The RLA has submitted an official response to a Government consultation into future flood prevention.
Swathes of the UK were left devastated by widespread flooding at the end of 2015 and the beginning of this year and the Department for Food and Rural Affairs is consulting on how to tackle the issue.
The Government’s new Flood Re scheme, which will offer households at high risk of flooding affordable cover, will come into force next month.
However the scheme, which will be paid for by adding a surcharge to insurance bills across the board, excludes properties in the private rented sector, as buy-to-let homes are considered a commercial undertaking.
The RLA believes that up to 100,000 properties in the PRS could be at risk and says it has grave concerns that once the existing Statement of Principles, which currently regulate flood cover, is abandoned in favour of Flood Re its members could struggle to get insurance.
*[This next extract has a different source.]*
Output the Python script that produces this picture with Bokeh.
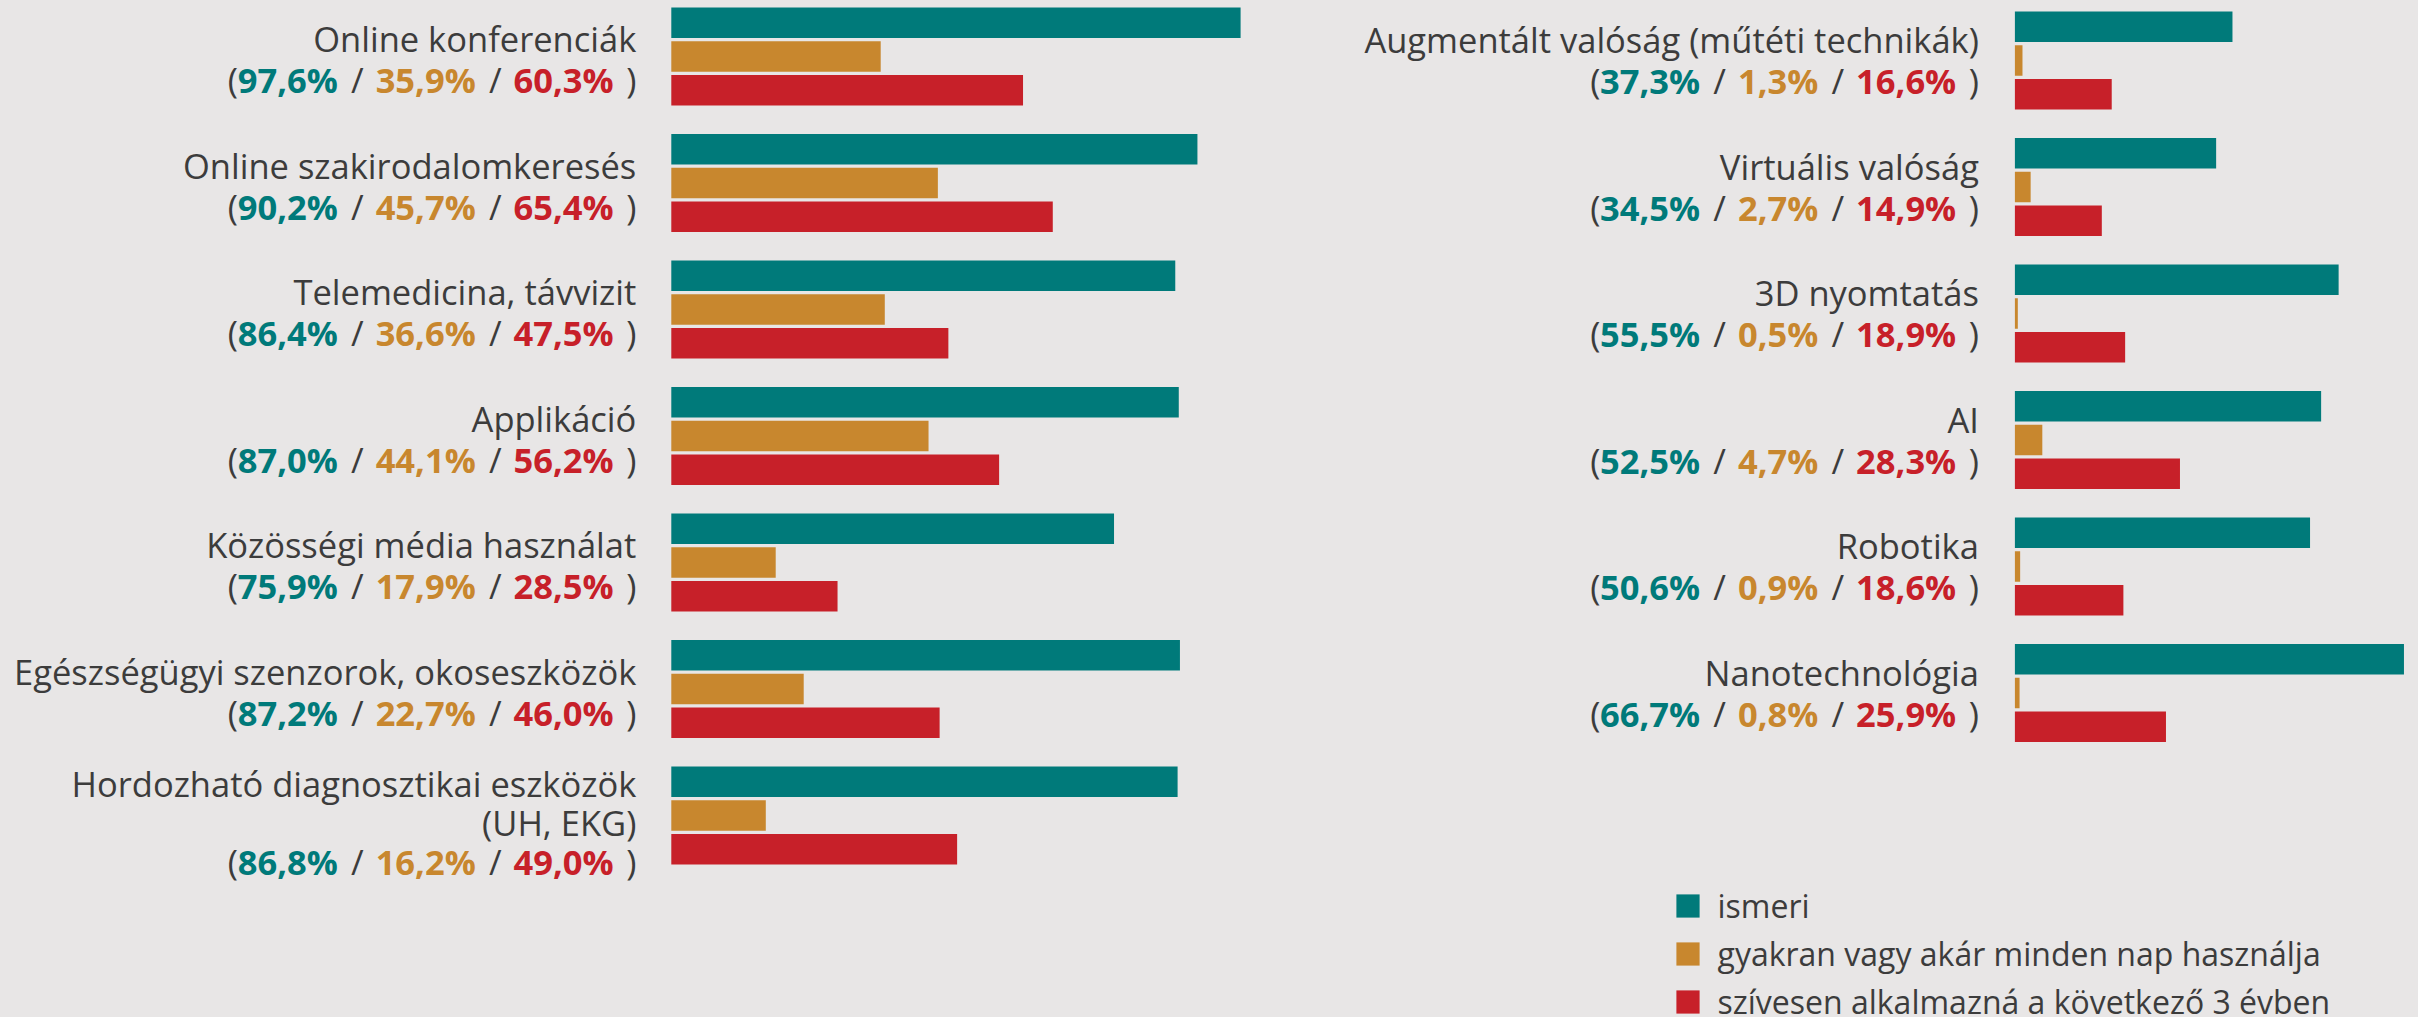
import numpy as np
from bokeh.plotting import figure
from bokeh.models import Range1d, ColumnDataSource, Legend, LegendItem
from bokeh.core.properties import value
from bokeh.embed import file_html
from bokeh.resources import INLINE

# ---------------- data ----------------
left_cats = [
    "Online konferenciák",
    "Online szakirodalomkeresés",
    "Telemedicina, távvizit",
    "Applikáció",
    "Közösségi média használat",
    "Egészségügyi szenzorok, okoseszközök",
    "Hordozható diagnosztikai eszközök\n(UH, EKG)",
]
left_known = [97.6, 90.2, 86.4, 87.0, 75.9, 87.2, 86.8]
left_daily = [35.9, 45.7, 36.6, 44.1, 17.9, 22.7, 16.2]
left_future = [60.3, 65.4, 47.5, 56.2, 28.5, 46.0, 49.0]

right_cats = [
    "Augmentált valóság (műtéti technikák)",
    "Virtuális valóság",
    "3D nyomtatás",
    "AI",
    "Robotika",
    "Nanotechnológia",
]
right_known = [37.3, 34.5, 55.5, 52.5, 50.6, 66.7]
right_daily = [1.3, 2.7, 0.5, 4.7, 0.9, 0.8]
right_future = [16.6, 14.9, 18.9, 28.3, 18.6, 25.9]

series_labels = [
    "ismeri",
    "gyakran vagy akár minden nap használja",
    "szívesen alkalmazná a következő 3 évben",
]

# ---------------- style ----------------
BG = "#e8e6e6"
TEAL = "#007a7a"
ORANGE = "#c8872e"
RED = "#c72029"
GRAY = "#3c3c3c"
FONT = "Open Sans"
FS = 34.5        # px, label font size
FS_LEG = 32

W, H = 2418, 1017
SX = 5.833       # px per percent
PY = 126.5       # px per row
L_X0, R_X0 = 670.8, 2014.4   # bar origins (px)
L_Y0, R_Y0 = 56.0, 60.0      # centre of first group (px)
TEXT_SHIFT = -12.0           # px, vertical correction of text baselines

p = figure(width=W, height=H, output_backend="svg", toolbar_location=None,
           x_range=Range1d(-L_X0 / SX, (W - L_X0) / SX),
           y_range=Range1d((H - L_Y0) / PY, -L_Y0 / PY),
           x_axis_location=None, y_axis_location=None, min_border=0)
p.extra_x_ranges = {"r": Range1d(-R_X0 / SX, (W - R_X0) / SX)}
p.extra_y_ranges = {"r": Range1d((H - R_Y0) / PY, -R_Y0 / PY)}
p.grid.visible = False
p.outline_line_color = None
p.background_fill_color = BG
p.border_fill_color = BG

BAR_H = 30.5 / PY
DODGE = 33.8 / PY

# approx. Open Sans Bold advance widths (em)
CW = {",": 0.27, "%": 0.88}


def num_w(s):
    return sum(CW.get(ch, 0.572) for ch in s) * FS


def fmt(v):
    return f"{v:.1f}".replace(".", ",") + "%"


panels = [
    dict(cats=left_cats, vals=(left_known, left_daily, left_future), xr="default", yr="default",
         edge=-35.0, off=14.5 + TEXT_SHIFT),
    dict(cats=right_cats, vals=(right_known, right_daily, right_future), xr="r", yr="r",
         edge=-36.0, off=11.5 + TEXT_SHIFT),
]

colors = [TEAL, ORANGE, RED]
dodges = [-DODGE, 0.0, DODGE]
legend_renderers = []

for pi, pan in enumerate(panels):
    idx = np.arange(len(pan["cats"]))
    for si, (vals, col, dg) in enumerate(zip(pan["vals"], colors, dodges)):
        r = p.hbar(y=idx + dg, left=0, right=vals, height=BAR_H, fill_color=col,
                   line_color=None, x_range_name=pan["xr"], y_range_name=pan["yr"])
        if pi == 0:
            legend_renderers.append(r)

    name_x, name_y, name_t = [], [], []
    num_x, num_y, num_t, num_c = [], [], [], []
    pun_x, pun_y, pun_t, pun_a = [], [], [], []
    edge = pan["edge"]
    for i, cat in enumerate(pan["cats"]):
        lines = cat.split("\n")
        L = len(lines) + 1
        LS = 41.0 if L == 2 else 38.9
        off = pan["off"] + (L - 2) * 4.4
        bases = [off + (k - (L - 1) / 2) * LS for k in range(L)]
        for k, ln in enumerate(lines):
            name_x.append(edge / SX)
            name_y.append(i + bases[k] / PY)
            name_t.append(ln)
        yb = i + bases[-1] / PY
        t1, t2, t3 = (fmt(v[i]) for v in pan["vals"])
        red_r = edge - 22.7
        red_l = red_r - num_w(t3)
        or_r = red_l - 39.0
        or_l = or_r - num_w(t2)
        te_r = or_l - 39.0
        te_l = te_r - num_w(t1)
        for xx, tt, cc in ((te_r, t1, TEAL), (or_r, t2, ORANGE), (red_r, t3, RED)):
            num_x.append(xx / SX); num_y.append(yb); num_t.append(tt); num_c.append(cc)
        for xx, tt, aa in ((te_l - 1.0, "(", "right"), ((te_r + or_l) / 2, "/", "center"),
                           ((or_r + red_l) / 2, "/", "center"), (edge, ")", "right")):
            pun_x.append(xx / SX); pun_y.append(yb); pun_t.append(tt); pun_a.append(aa)

    p.text(x=name_x, y=name_y, text=name_t, text_font=value(FONT), text_font_size=f"{FS}px",
           text_color=GRAY, text_align="right", text_baseline="alphabetic",
           x_range_name=pan["xr"], y_range_name=pan["yr"])
    src = ColumnDataSource(dict(x=num_x, y=num_y, t=num_t, c=num_c))
    p.text(x="x", y="y", text="t", text_color="c", source=src, text_font=value(FONT),
           text_font_size=f"{FS}px", text_font_style="bold", text_align="right",
           text_baseline="alphabetic", x_range_name=pan["xr"], y_range_name=pan["yr"])
    src2 = ColumnDataSource(dict(x=pun_x, y=pun_y, t=pun_t, a=pun_a))
    p.text(x="x", y="y", text="t", text_align="a", source=src2, text_font=value(FONT),
           text_font_size=f"{FS}px", text_color=GRAY, text_baseline="alphabetic",
           x_range_name=pan["xr"], y_range_name=pan["yr"])

legend = Legend(
    items=[LegendItem(label=lab, renderers=[r]) for lab, r in zip(series_labels, legend_renderers)],
    location=(1672.5, -6.0), orientation="vertical",
    glyph_width=29, glyph_height=29, label_height=29, label_standoff=16, spacing=5,
    padding=0, margin=0, background_fill_alpha=0, border_line_color=None,
    label_text_font=FONT, label_text_font_size=f"{FS_LEG}px", label_text_color=GRAY,
    label_text_baseline="middle",
)
p.add_layout(legend)

html = file_html(p, INLINE)
html = html.replace("</head>",
                    f"<style>html,body{{background:{BG};overflow:hidden;}}</style></head>", 1)
open("out.html", "w").write(html)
Responding to the consultation, Richard Jones, on behalf of the RLA said: “As floods happen more and more often the situation is worsening. We are firmly convinced that that once we move into the new era of Flood Re more and more private landlords and those in other excluded groups will find it impossible, very difficult or costly to obtain the necessary flood coverage.”
The team behind Flood Re said there are already existing policies available for homes within the PRS, a claim which has been disputed by the RLA, which fears landlords will either be unable to obtain insurance or be hit with large excesses and high premiums.
“The Government’s rationale is that these groups who are excluded can still obtain cover in the open market. We dispute this, but in any event the ability of private landlords and other affected groups to obtain cover in the market on reasonable terms, or even cover at all will diminish, in our view, once Flood Re is introduced,” said Jones.
In a survey of RLA members, 42% said premiums and excesses had increased in the past two years, with 44% saying it was difficult or very difficult to get insurance for rental properties in high risk flood areas. A total of 29% had been the victim of floods in the past few years, with 15% of respondents revealing they had no flooding cover at all.
The RLA has been lobbying the Government on the issue for some time – but so far the only assurance it has been given is that ministers will ‘monitor’ the situation.
The association is now calling for the Government to bring in Flood Re 2 – to extend the scheme to bring in the excluded groups, including private landlords, flat owners and small businesses and long term want to see large scale investment in flood defences and ongoing maintenance costs.
Mr Jones said: “We would advocate the creation of Flood Re 2 to embrace the excluded groups. A great deal of experience will have been gained in the process of setting up Flood Re. Therefore it should not take as much time, trouble and effort to create a second version.
“In the interim Government should secure the agreement of the insurance industry to the Statement of Principles continuing fully in force for these affected groups as a stop gap measure.”